Stated problem
Exactly as written, write out the lines below from the first to the one containing "import pandas as pd", inclusive. Pictures do not belong in the copy.

● ● ● ●

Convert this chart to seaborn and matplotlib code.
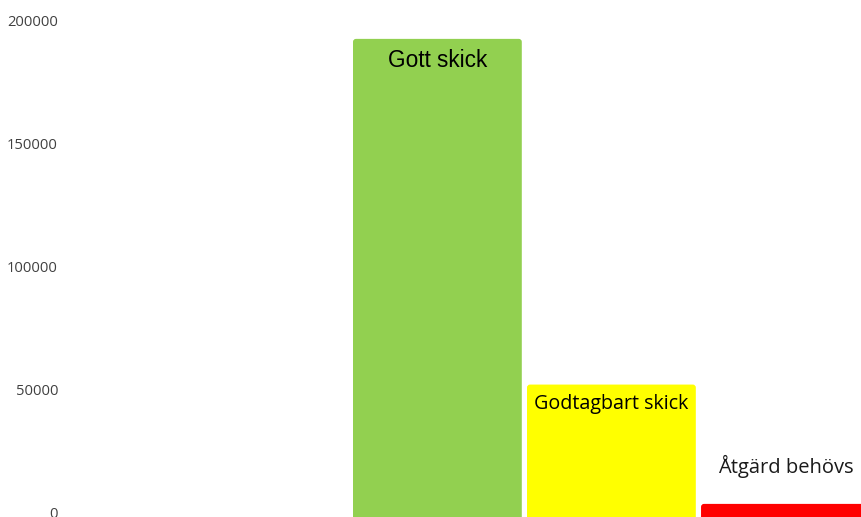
import matplotlib
matplotlib.use("Agg")
import matplotlib.pyplot as plt
from matplotlib.patches import FancyBboxPatch
import seaborn as sns
import pandas as pd

categories = ["Gott skick", "Godtagbart skick", "Åtgärd behövs"]
values = [192700, 52200, 3700]
colors = ["#92D050", "#FFFF00", "#FF0000"]

df = pd.DataFrame({"skick": categories, "antal": values})

sns.set_style("white")
fig = plt.figure(figsize=(8.62, 5.17), dpi=100)
ax = fig.add_axes([65 / 862, 4 / 517, 1 - 65 / 862, 1 - 4 / 517])

sns.barplot(data=df, x="skick", y="antal", hue="skick", palette=colors,
            width=0.97, legend=False, ax=ax, saturation=1)

ax.set_xlim(-2.14, 2.44)
ax.set_ylim(0, 208500)
ax.set_yticks([0, 50000, 100000, 150000, 200000])
ax.set_yticklabels(["0", "50000", "100000", "150000", "200000"],
                   family="Open Sans", fontsize=10.6, color="#404040")
ax.tick_params(axis="y", length=0, pad=5)
ax.set_xticks([])
ax.set_xlabel("")
ax.set_ylabel("")
sns.despine(ax=ax, left=True, bottom=True)

# slightly rounded top corners; bars run off the bottom edge like the original
px_x = (862 - 65) / (2.44 + 2.14)
px_y = (517 - 4) / 208500
r = 3 / px_x
ext = 10 / px_y
for patch in list(ax.patches):
    patch.set_visible(False)
    rb = FancyBboxPatch((patch.get_x(), patch.get_y() - ext), patch.get_width(),
                        patch.get_height() + ext,
                        boxstyle=f"round,pad=0,rounding_size={r}",
                        mutation_aspect=(px_x / px_y), facecolor=patch.get_facecolor(),
                        edgecolor="none", clip_on=False)
    ax.add_patch(rb)

# labels: (offset px, font, size, color)
styles = [(-22, "Liberation Sans", 16.3, "black"),
          (-19, "Open Sans", 14.2, "black"),
          (37, "Open Sans", 14.5, "#1a1a1a")]
bars = [p for p in ax.patches if not p.get_visible()]
for patch, label, (dy, fam, fs, c) in zip(bars, categories, styles):
    cx = patch.get_x() + patch.get_width() / 2
    top = patch.get_y() + patch.get_height()
    ax.annotate(label, xy=(cx, top), xytext=(0, dy * 0.72), textcoords="offset points",
                ha="center", va="center", family=fam, fontsize=fs, color=c)

fig.savefig("out.png", dpi=100)
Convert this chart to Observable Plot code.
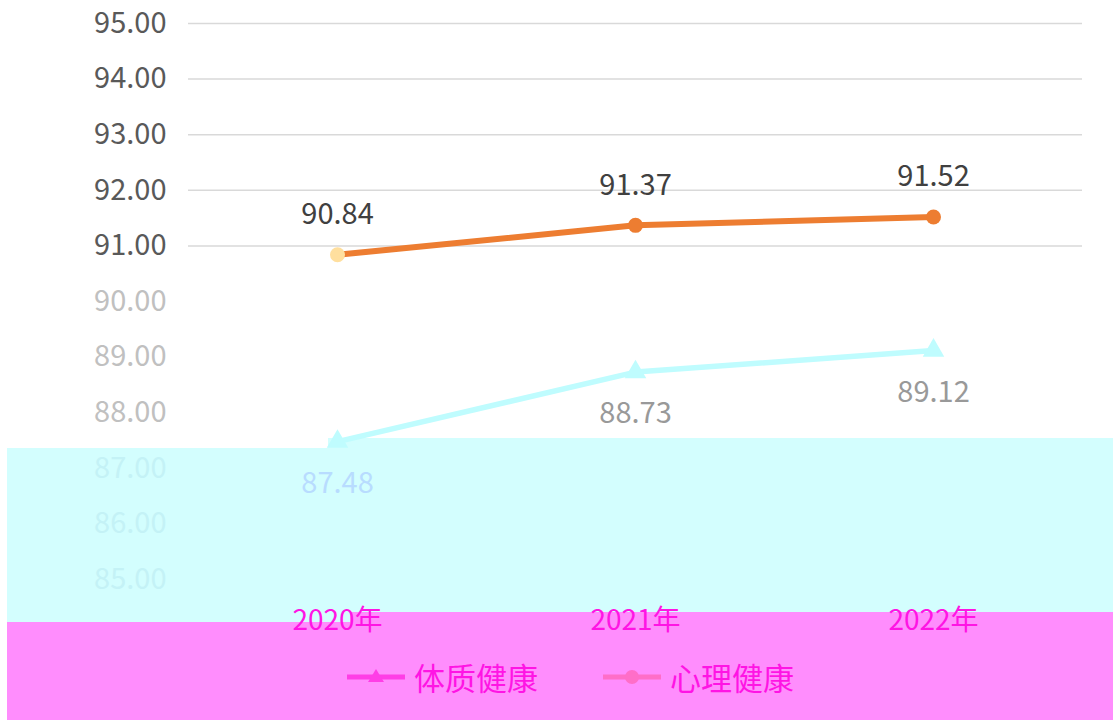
<!DOCTYPE html>
<html><head><meta charset="utf-8">
<script src="https://cdn.jsdelivr.net/npm/d3@7"></script>
<script src="https://cdn.jsdelivr.net/npm/@observablehq/plot@0.6"></script>
<style>
body{margin:0;background:#fff;font-family:"Noto Sans CJK SC",sans-serif}
#wrap{position:relative;width:1113px;height:723px;overflow:hidden}
#bg{position:absolute;left:0;top:0}
#chart{position:absolute;left:0;top:0}
#legend{position:absolute;left:347px;top:655px;display:flex;align-items:center;font-size:31px;line-height:44px;color:#ff14e4;white-space:nowrap}
#legend .item{display:flex;align-items:center}
#legend .item svg{display:block}
#legend .item span{margin-left:9px}
</style></head><body>
<div id="wrap">
<svg id="bg" width="1113" height="723">
<polygon points="7,448 328,448 328,438 1113,438 1113,612 350,612 350,622 7,622" fill="#d3fefe"/>
<polygon points="7,622 350,622 350,612 1113,612 1113,720 7,720" fill="#ff8dfd"/>
</svg>
<div id="chart"></div>
<div id="legend"></div>
</div>
<script>
const years = ["2020年", "2021年", "2022年"];
const physical = [87.48, 88.73, 89.12];
const mental = [90.84, 91.37, 91.52];
const seriesNames = ["体质健康", "心理健康"];
const yTicks = [85, 86, 87, 88, 89, 90, 91, 92, 93, 94, 95];

const phys = years.map((y, i) => ({year: y, value: physical[i]}));
const ment = years.map((y, i) => ({year: y, value: mental[i]}));
const tickColor = v => v >= 91 ? "#595959" : v >= 88 ? "#c0c0c0" : "#c4f2f6";

const chart = Plot.plot({
  width: 1113, height: 640,
  marginLeft: 188, marginRight: 31, marginTop: 23, marginBottom: 61,
  style: {fontFamily: '"Noto Sans CJK SC", sans-serif', background: "transparent", overflow: "visible"},
  x: {type: "point", domain: years, padding: 0.5, label: null},
  y: {domain: [85, 95], label: null},
  marks: [
    Plot.ruleY(yTicks.filter(v => v >= 91), {stroke: "#d9d9d9", strokeWidth: 1.5}),
    Plot.axisY(yTicks, {tickSize: 0, tickPadding: 22, fontSize: 29, tickFormat: d => d.toFixed(2), fill: d => tickColor(d), label: null}),
    Plot.axisX({tickSize: 0, tickPadding: 31, fontSize: 28, fill: "#ff14e4", label: null}),
    Plot.line(phys, {x: "year", y: "value", stroke: "#bffcfe", strokeWidth: 5.5}),
    Plot.dot(phys, {x: "year", y: "value", symbol: "triangle", r: 8, fill: "#bffcfe"}),
    Plot.line(ment, {x: "year", y: "value", stroke: "#ed7d31", strokeWidth: 6}),
    Plot.dot(ment, {x: "year", y: "value", r: 7.5, fill: (d, i) => i === 0 ? "#ffdf9e" : "#ed7d31"}),
    Plot.text(ment, {x: "year", y: "value", text: d => d.value.toFixed(2), dy: -40, fontSize: 29, fill: "#404040"}),
    Plot.text(phys, {x: "year", y: "value", text: d => d.value.toFixed(2), dy: 42, fontSize: 29, fill: (d, i) => i === 0 ? "#b8dcff" : "#999999"})
  ]
});
document.getElementById("chart").appendChild(chart);

const legendStyles = [
  {line: "#ff3ee6", sym: "triangle"},
  {line: "#ff6ec8", sym: "circle"}
];
const legend = document.getElementById("legend");
seriesNames.forEach((name, i) => {
  const item = document.createElement("div");
  item.className = "item";
  if (i > 0) item.style.marginLeft = "65px";
  const s = legendStyles[i];
  const marker = s.sym === "triangle"
    ? `<path d="M29,3 L37,16 L21,16 Z" fill="${s.line}"/>`
    : `<circle cx="29" cy="11" r="7" fill="${s.line}"/>`;
  item.innerHTML = `<svg width="58" height="22"><line x1="0" y1="11" x2="58" y2="11" stroke="${s.line}" stroke-width="5" stroke-linecap="round"/>${marker}</svg><span>${name}</span>`;
  legend.appendChild(item);
});
</script>
</body></html>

● ● ● ●

The solution
Convert this chart to seaborn and matplotlib code.
import matplotlib
matplotlib.use("Agg")
import matplotlib.pyplot as plt
from matplotlib.patches import FancyBboxPatch
import seaborn as sns
import pandas as pd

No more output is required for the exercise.